In a letter, Ma said this step was the culmination of a decade of effort to make sure the company had graduated from being centered around one individual to having a broad-based culture of excellence and talent development. Ma will remain on the board of directors until 2020, and after that will continue to be a part of the Alibaba Partnership, a group of top executives that aims to preserve the business’s founding culture while incorporating new leadership.
“We believe the 12-month time frame would enable a smooth transition with lower ‘key man risk,’” wrote Jefferies equity analysts in a research note following the announcement. “We believe by retaining a permanent role in Alibaba Partnership, Jack Ma will maintain an influential role in the company’s culture and ecosystem despite his reduced day-to-day operational role.”
The move comes after Alibaba last month disclosed that it will change the holding structure for its “variable interest entities,” or VIEs, set up to allow companies to list abroad while ensuring that key assets are held by Chinese companies, as required by local law. Instead of being largely held by Ma and other individuals, the VIEs will be turned over to holding companies controlled by a group of executives, a change the Economist says (paywall) will also substantially reduce the company’s “key man” risk.
By controlling the circumstances of his departure, Ma’s cushioning his company against the shock that would result if he were to step down as a result of an unforeseen situation, such as a health crisis or unexpected accident, as befell the chairman of Chinese travel conglomerate HNA, which is in the middle of a restructuring.
Zhang has had ample time to be tested, having joined Alibaba as chief financial officer of Taobao Marketplace in 2007. Two years later, he was the brains behind the Black Friday-inspired Singles’ Day, now the biggest one-day shopping extravaganza in the world.

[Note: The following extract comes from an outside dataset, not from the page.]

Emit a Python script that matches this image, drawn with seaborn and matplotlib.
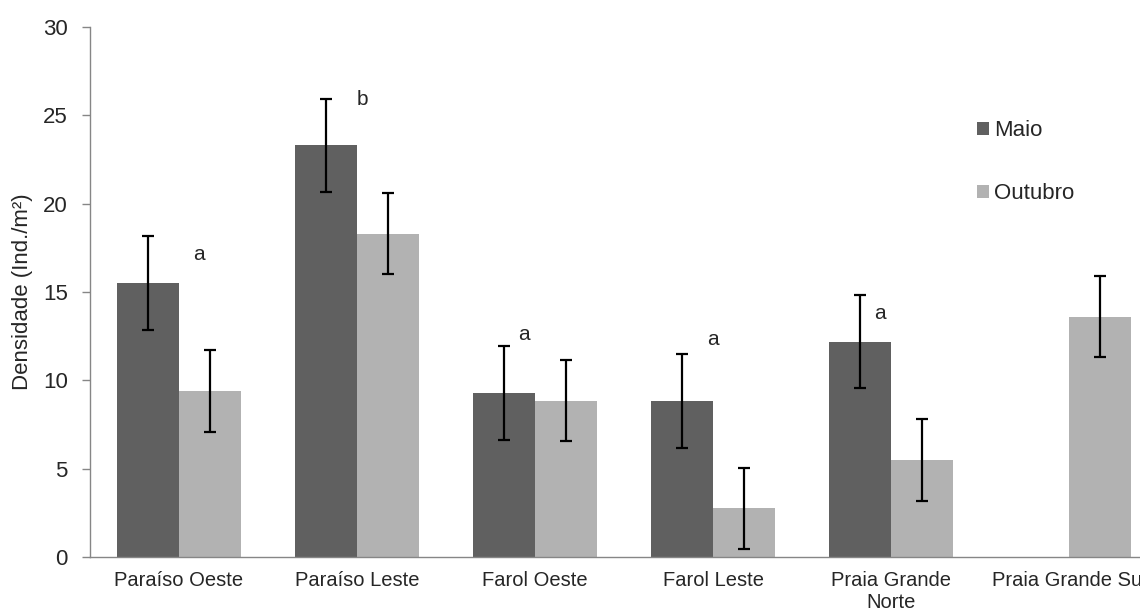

In 2015, Zhang took over as CEO, while Ma retained the chairman role.
Like Alibaba—or many US tech firms for that matter—Chinese companies are often associated with a charismatic “key man” (it’s usually a man) who has a singular ability to raise up or cast down his firm’s fortunes. But unlike in the US or Europe, it’s not uncommon in China for a top executive to suddenly become mysteriously unreachable—especially in the last few years as China has reined in financial risk-taking companies that were once symbols of the country’s expanding economic reach abroad.
Nor are Chinese leaders and their companies only at risk from law enforcement in their own country, as shown by the example of Richard Liu, CEO of e-commerce firm JD.com, who was arrested in Minnesota last month on rape allegations. He has since been released without being charged, but investors in the company remain on edge.
Reuters columnist Katrina Hamlin wrote last month that “in a country where relationships are especially important, companies are often overdependent on one or two key individuals. China’s lenders are aware; their contracts sometimes include clauses requiring a payoff if a VIP departs.” And as Hamlin noted, in August, a casino operator lost half its value when it couldn’t find its chairman, while a car-parts company found itself in a similar situation.
While such a scenario seems highly unlikely for Ma, an ambassador of sorts for China’s soft power, he’s clearly worked hard to make himself replaceable against the backdrop of a variable and often harsh business climate. That’s in the best interest of his company—and an example other Chinese giants should emulate.